If the file2 is not too big create a set of all the lines, split the file1 lines and check if the second element is in the set of lines:
import fileinput
import sys
with open("file2.txt") as f:
lines = set(map(str.rstrip,f)) # itertools.imap python2
for line in fileinput.input("file1.txt",inplace=True):
# if FILENAME1 etc.. is not in the line write the line
if line.rstrip().split(";")[1] not in lines:
sys.stdout.write(line)
file1:
LINK1;FILENAME1
LINK2;FILENAME2
LINK3;FILENAME3
LINK1;FILENAME4
LINK2;FILENAME5
LINK3;FILENAME6
file2:
FILENAME1
FILENAME2
FILENAME3
file1 after:
LINK1;FILENAME4
LINK2;FILENAME5
LINK3;FILENAME6
fileinput.input
with inplace changes the original file. You don't need to store the lines in a list.
You can also write to a tempfile, writing the unique lines to it and using shutil.move to replace the original file:
from tempfile import NamedTemporaryFile
from shutil import move
with open("file2.txt") as f, open("file1.txt") as f2, NamedTemporaryFile(dir=".",delete=False) as out:
lines = set(map(str.rstrip,f))
for line in f2:
if line.rstrip().split(";")[1] not in lines:
out.write(line)
move(out.name,"file1.txt")
If your code errors you won't lose any data in the original file using a tempfile.

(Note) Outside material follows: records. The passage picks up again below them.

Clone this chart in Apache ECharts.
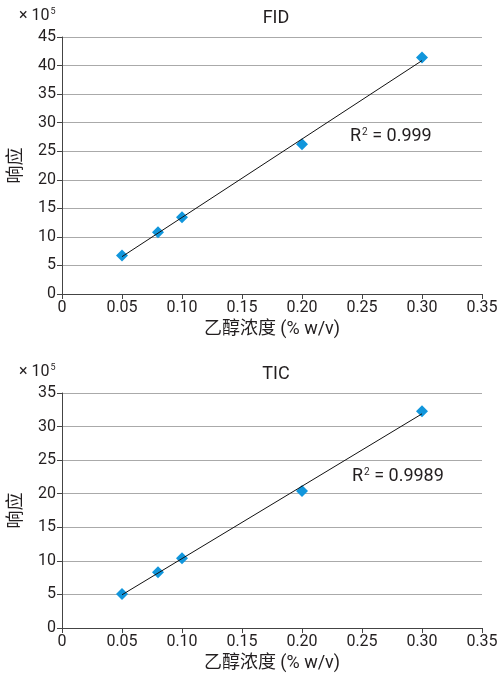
<!DOCTYPE html>
<html>
<head>
<meta charset="utf-8">
<script src="https://cdn.jsdelivr.net/npm/echarts@6/dist/echarts.min.js"></script>
<style>
  html, body { margin: 0; padding: 0; background: #fff; }
  #chart { width: 501px; height: 677px; }
</style>
</head>
<body>
<div id="chart"></div>
<script>
// 数据
const concentration = [0.05, 0.08, 0.10, 0.20, 0.30]
const fidResponse = [6.74, 10.8, 13.45, 26.2, 41.4]
const ticResponse = [5.07, 8.3, 10.4, 20.4, 32.3]
const xTicks = [0, 0.05, 0.10, 0.15, 0.20, 0.25, 0.30, 0.35]
const fidR2 = '0.999'
const ticR2 = '0.9989'

const FONT = '"Liberation Sans Narrow", "Roboto", "Noto Sans CJK SC", sans-serif'
const TEXT = '#231f20'
const BLUE = '#1196dc'

// 最小二乘拟合
const fit = (xs, ys) => {
    const n = xs.length
    const mx = xs.reduce((a, b) => a + b, 0) / n
    const my = ys.reduce((a, b) => a + b, 0) / n
    let sxy = 0, sxx = 0
    xs.forEach((x, i) => { sxy += (x - mx) * (ys[i] - my); sxx += (x - mx) * (x - mx) })
    const k = sxy / sxx
    const b = my - k * mx
    const x0 = xs[0], x1 = xs[n - 1]
    return [[x0, k * x0 + b], [x1, k * x1 + b]]
}

const xAxisOf = (gridIndex) => ({
    type: 'value', gridIndex, min: 0, max: 0.35, interval: 0.05,
    name: '乙醇浓度 (% w/v)', nameLocation: 'middle', nameGap: 27,
    nameTextStyle: { fontFamily: FONT, fontSize: 18, color: TEXT },
    axisLine: { lineStyle: { color: '#444', width: 1 } },
    axisTick: { show: true, length: 5, lineStyle: { color: '#444' } },
    axisLabel: {
        fontFamily: FONT, fontSize: 16, color: TEXT, margin: 6,
        formatter: (v) => {
            const t = xTicks.find(x => Math.abs(x - v) < 1e-9)
            return t === 0 ? '0' : (t !== undefined ? t.toFixed(2) : '')
        }
    },
    splitLine: { show: false }
})

const yAxisOf = (gridIndex, max) => ({
    type: 'value', gridIndex, min: 0, max, interval: 5,
    name: '响应', nameLocation: 'middle', nameGap: 36, nameRotate: 90,
    nameTextStyle: { fontFamily: FONT, fontSize: 18, color: TEXT },
    axisLine: { show: true, lineStyle: { color: '#444', width: 1 } },
    axisTick: { show: true, length: 5, lineStyle: { color: '#444' } },
    axisLabel: { fontFamily: FONT, fontSize: 16, color: TEXT, margin: 6 },
    splitLine: { show: true, lineStyle: { color: '#aaa', width: 1 } }
})

const scatterOf = (idx, ys) => ({
    type: 'scatter', xAxisIndex: idx, yAxisIndex: idx,
    symbol: 'diamond', symbolSize: 12, z: 3,
    itemStyle: { color: BLUE, opacity: 1 },
    data: concentration.map((x, i) => [x, ys[i]])
})

const lineOf = (idx, ys) => ({
    type: 'line', xAxisIndex: idx, yAxisIndex: idx,
    symbol: 'none', z: 4,
    lineStyle: { color: '#111', width: 1 },
    data: fit(concentration, ys)
})

const r2Text = (left, top, val) => ({
    type: 'text', left, top,
    style: {
        text: '{b|R}{s|2}{b| = ' + val + '}',
        rich: {
            b: { fontFamily: FONT, fontSize: 18, fill: TEXT },
            s: { fontFamily: FONT, fontSize: 10, fill: TEXT, verticalAlign: 'top', padding: [0, 0, 8, 1] }
        }
    }
})

const scaleText = (left, top) => ({
    type: 'text', left, top,
    style: {
        text: '{b|× 10}{s|5}',
        rich: {
            b: { fontFamily: FONT, fontSize: 16, fill: TEXT },
            s: { fontFamily: FONT, fontSize: 9, fill: TEXT, padding: [0, 0, 8, 1] }
        }
    }
})

const option = {
    animation: false,
    backgroundColor: '#fff',
    title: [
        { text: 'FID', left: 271, top: 5, textAlign: 'center',
          textStyle: { fontFamily: FONT, fontSize: 18, fontWeight: 'normal', color: TEXT } },
        { text: 'TIC', left: 271, top: 361, textAlign: 'center',
          textStyle: { fontFamily: FONT, fontSize: 18, fontWeight: 'normal', color: TEXT } }
    ],
    grid: [
        { left: 60, right: 19, top: 37, height: 257 },
        { left: 60, right: 19, top: 393, height: 235 }
    ],
    xAxis: [xAxisOf(0), xAxisOf(1)],
    yAxis: [yAxisOf(0, 45), yAxisOf(1, 35)],
    series: [
        lineOf(0, fidResponse), scatterOf(0, fidResponse),
        lineOf(1, ticResponse), scatterOf(1, ticResponse)
    ],
    graphic: [
        scaleText(19, 7),
        scaleText(19, 363),
        r2Text(350, 127, fidR2),
        r2Text(352, 467, ticR2)
    ]
}

const chart = echarts.init(document.getElementById('chart'), null, { renderer: 'canvas' })
chart.setOption(option)
</script>
</body>
</html>
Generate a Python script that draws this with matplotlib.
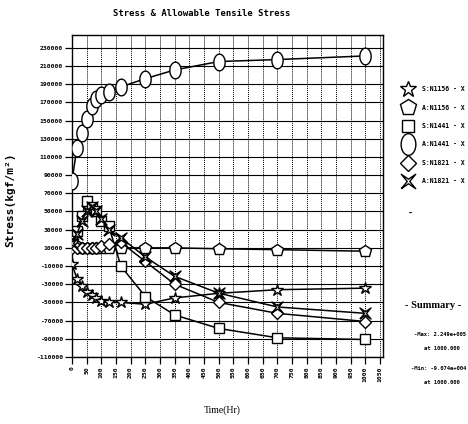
import matplotlib
matplotlib.use("Agg")
import matplotlib.pyplot as plt
from matplotlib.path import Path
import numpy as np

# ---------------- data ----------------
time_hr = [0, 17, 33, 50, 67, 83, 100, 125, 167, 250, 350, 500, 700, 1000]
s_n1156 = [-8000, -24000, -32000, -38000, -42000, -45000, -48000, -50000, -50000, -52000, -45000, -40000, -36000, -34300]
a_n1156 = [18000, 12000, 10000, 10000, 10000, 10000, 10000, 10000, 10000, 10000, 10000, 9000, 8000, 6300]
s_n1441 = [20000, 28500, 45000, 61600, 55000, 50600, 39500, 34000, -10300, -43500, -63800, -78600, -88900, -90740]
a_n1441 = [84000, 120000, 136000, 152000, 166000, 174000, 178000, 181000, 187000, 196000, 205600, 214800, 217000, 221000]
s_n1821 = [10000, 10000, 10000, 10000, 10000, 10000, 12000, 14000, 16000, -5000, -30000, -50000, -62000, -71000]
a_n1821 = [15000, 25000, 40000, 50000, 55000, 50000, 42000, 30000, 21000, 0, -21400, -39800, -55000, -62000]

labels = ["S:N1156 - X", "A:N1156 - X", "S:N1441 - X", "A:N1441 - X", "S:N1821 - X", "A:N1821 - X"]
x_ticks = list(range(0, 1051, 50))
y_ticks = list(range(-110000, 230001, 20000))

# ---------------- markers ----------------
th = np.linspace(0, 2 * np.pi, 40)
ellipse = Path(np.column_stack([0.68 * np.cos(th), np.sin(th)]))
xa = 0.35
xcross = Path([(-1, -1), (-xa * 0.5, 0), (-1, 1), (0, xa * 0.9), (1, 1), (xa * 0.5, 0), (1, -1), (0, -xa * 0.9), (-1, -1)])

series = [
    (s_n1156, "*", 9),
    (a_n1156, "p", 9),
    (s_n1441, "s", 7),
    (a_n1441, ellipse, 12),
    (s_n1821, "D", 6),
    (a_n1821, xcross, 8),
]

W, H = 468, 424
fig = plt.figure(figsize=(W / 100, H / 100), dpi=100)
ax = fig.add_axes([72 / W, 1 - 357 / H, (383 - 72) / W, (357 - 35) / H])

handles = []
for vals, mk, ms in series:
    (ln,) = ax.plot(time_hr, vals, color="black", lw=1.1, marker=mk, markersize=ms,
                    markerfacecolor="white", markeredgecolor="black", markeredgewidth=1.0, zorder=3)
    handles.append(ln)

ax.set_xlim(0, 1060)
ax.set_ylim(-110000, 244000)
ax.set_xticks(x_ticks)
ax.set_yticks(y_ticks)
mono = "DejaVu Sans Mono"
ax.set_xticklabels([str(v) for v in x_ticks], rotation=90, fontsize=4.6, family=mono, fontweight="bold")
ax.set_yticklabels([str(v) for v in y_ticks], fontsize=4.6, family=mono, fontweight="bold")
ax.tick_params(axis="both", direction="out", length=5, width=0.9, pad=1.5)
ax.grid(axis="y", color="black", lw=0.8, ls="-")
ax.grid(axis="x", color="black", lw=0.7, ls=(0, (1, 1)))
ax.set_axisbelow(True)
for sp in ax.spines.values():
    sp.set_linewidth(1.0)

fig.text(202 / W, 1 - 14 / H, "Stress & Allowable Tensile Stress", ha="center", va="center",
         family=mono, fontweight="bold", fontsize=6.4)
fig.text(10 / W, 1 - 200 / H, "Stress(kgf/m²)", rotation=90, ha="center", va="center",
         family=mono, fontweight="bold", fontsize=8)
fig.text(222 / W, 1 - 410 / H, "Time(Hr)", ha="center", va="center",
         family="Liberation Serif", fontsize=7)

leg = ax.legend(handles, labels, loc="upper left", bbox_to_anchor=(401 / W, 1 - 83 / H),
                bbox_transform=fig.transFigure, frameon=False, prop={"family": mono, "weight": "bold", "size": 4.7},
                handlelength=1.0, handletextpad=1.7, labelspacing=1.9, numpoints=1, borderpad=0)
for lh, (_, _, ms) in zip(leg.legend_handles, series):
    lh.set_linestyle("none")
    lh.set_markersize(ms * 1.3)

small = dict(family=mono, fontweight="bold", fontsize=4.0)
fig.text(410 / W, 1 - 213 / H, "-", ha="center", va="center", family=mono, fontweight="bold", fontsize=6)
fig.text(433 / W, 1 - 305 / H, "- Summary -", ha="center", va="center", family="Liberation Serif",
         fontweight="bold", fontsize=7.5)
fig.text(466 / W, 1 - 335 / H, "-Max: 2.249e+005", ha="right", va="center", **small)
fig.text(442 / W, 1 - 348 / H, "at 1000.000", ha="center", va="center", **small)
fig.text(466 / W, 1 - 368 / H, "-Min: -9.074e+004", ha="right", va="center", **small)
fig.text(442 / W, 1 - 382 / H, "at 1000.000", ha="center", va="center", **small)

fig.savefig("out.png", dpi=100)
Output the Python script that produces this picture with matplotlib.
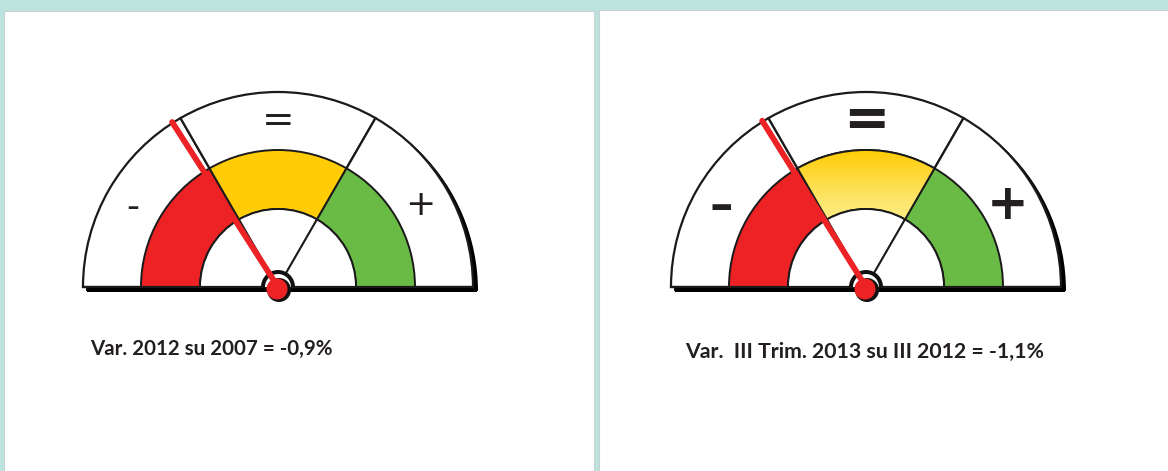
import numpy as np
import matplotlib
matplotlib.use("Agg")
import matplotlib.pyplot as plt
from matplotlib.patches import Wedge, Rectangle, Circle
from matplotlib.colors import LinearSegmentedColormap

# ---- data ----
sector_labels = ["-", "=", "+"]
sector_colors = ["#ed2224", "#ffcc05", "#6abb45"]
sector_bounds = [0, 1, 2, 3]          # gauge scale: 0..3, three equal sectors
needle_values = [0.955, 0.967]        # needle position on the gauge scale
captions = ["Var. 2012 su 2007 = -0,9%",
            "Var.  III Trim. 2013 su III 2012 = -1,1%"]

W, H = 1168, 471
fig = plt.figure(figsize=(W / 100, H / 100), dpi=100)
ax = fig.add_axes([0, 0, 1, 1])
ax.set_xlim(0, W)
ax.set_ylim(0, H)
ax.set_aspect("auto")
ax.axis("off")

# background and panels
ax.add_patch(Rectangle((0, 0), W, H, color="#bde3de", zorder=0))
ax.add_patch(Rectangle((4, -2), 590, H - 11 + 2, facecolor="white",
                       edgecolor="#c9d3d1", lw=0.8, zorder=0.5))
ax.add_patch(Rectangle((599, -2), 580, H - 10 + 2, facecolor="white",
                       edgecolor="#c9d3d1", lw=0.8, zorder=0.5))

def val2ang(v):
    return 180.0 - v * 60.0

R_OUT, R_BAND, R_IN = 195, 137, 78
centers = [(278, H - 287), (866, H - 287)]

for gi, (cx, cy) in enumerate(centers):
    big = gi == 1
    # shadow
    ax.add_patch(Wedge((cx + 4, cy - 4), R_OUT + 1, 0, 180, facecolor="black",
                       edgecolor="none", zorder=1))
    ax.add_patch(Rectangle((cx - R_OUT + 4, cy - 5), 2 * R_OUT, 5,
                           facecolor="black", edgecolor="none", zorder=1))
    # outer white sectors
    for i in range(3):
        a1, a2 = val2ang(sector_bounds[i + 1]), val2ang(sector_bounds[i])
        ax.add_patch(Wedge((cx, cy), R_OUT, a1, a2, facecolor="white",
                           edgecolor="#1a1a1a", lw=1.6, zorder=2))
    # coloured band
    for i in range(3):
        a1, a2 = val2ang(sector_bounds[i + 1]), val2ang(sector_bounds[i])
        w = Wedge((cx, cy), R_BAND, a1, a2, width=R_BAND - R_IN,
                  facecolor=sector_colors[i], edgecolor="#1a1a1a", lw=1.4,
                  zorder=3)
        ax.add_patch(w)
        if big and i == 1:
            w.set_facecolor("none")
            cmap = LinearSegmentedColormap.from_list(
                "yg", ["#fff7a6", "#fde56a", "#ffcc05"])
            grad = np.linspace(0, 1, 256).reshape(-1, 1)
            ext = (cx - R_BAND, cx + R_BAND, cy + R_IN * 0.5, cy + R_BAND)
            im = ax.imshow(grad, cmap=cmap, extent=ext, origin="lower",
                           aspect="auto", zorder=3.1)
            im.set_clip_path(w)
            ax.add_patch(Wedge((cx, cy), R_BAND, a1, a2, width=R_BAND - R_IN,
                               facecolor="none", edgecolor="#1a1a1a", lw=1.4,
                               zorder=3.2))
    # inner white
    for i in range(3):
        a1, a2 = val2ang(sector_bounds[i + 1]), val2ang(sector_bounds[i])
        ax.add_patch(Wedge((cx, cy), R_IN, a1, a2, facecolor="white",
                           edgecolor="#1a1a1a", lw=1.4, zorder=3.5))
    # baseline
    ax.plot([cx - R_OUT, cx + R_OUT], [cy, cy], color="#1a1a1a", lw=1.6,
            zorder=3.6)
    # sector labels
    fs = [26, 28, 26] if not big else [34, 40, 36]
    wt = "normal" if not big else "bold"
    lab_pos = [(cx - 145, cy + 80), (cx, cy + 166), (cx + 142, cy + 82)]
    for (lx, ly), lab, f in zip(lab_pos, sector_labels, fs):
        txt = lab if lab != "-" else ("-" if not big else "\u2013")
        ax.text(lx, ly, txt, fontsize=f, ha="center", va="center",
                color="#231f20", family="DejaVu Sans", weight=wt, zorder=4)
    # hub
    ax.add_patch(Wedge((cx, cy), 17, 0, 180, facecolor="#111111",
                       edgecolor="none", zorder=4))
    ax.add_patch(Wedge((cx, cy), 13, 0, 180, facecolor="white",
                       edgecolor="none", zorder=4.1))
    ax.add_patch(Circle((cx + 1, cy - 3), 12, facecolor="#111111",
                        edgecolor="none", zorder=4.2))
    # needle
    ang = np.deg2rad(val2ang(needle_values[gi]))
    L = 196
    ax.plot([cx, cx + L * np.cos(ang)], [cy, cy + L * np.sin(ang)],
            color="#ed2224", lw=4.2, solid_capstyle="round", zorder=4.5)
    ax.add_patch(Circle((cx - 1, cy - 2), 10.5, facecolor="#ed2224",
                        edgecolor="none", zorder=4.6))

# captions
ax.text(90, H - 349, captions[0], fontsize=14.8, weight="bold", family="Lato",
        color="#231f20", ha="left", va="center")
ax.text(685, H - 352, captions[1], fontsize=15.3, weight="bold", family="Lato",
        color="#231f20", ha="left", va="center")

fig.savefig("out.png", dpi=100)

using a set to store the lines means we have on average 0(1) lookups, storing all the lines in a list would give you a quadratic as opposed to a linear solution which for larger files would give you a significantly more efficient solution. There is also no need to store all the lines of the other file in a list with readlines as you can write as you iterate over the file object and do your lookups.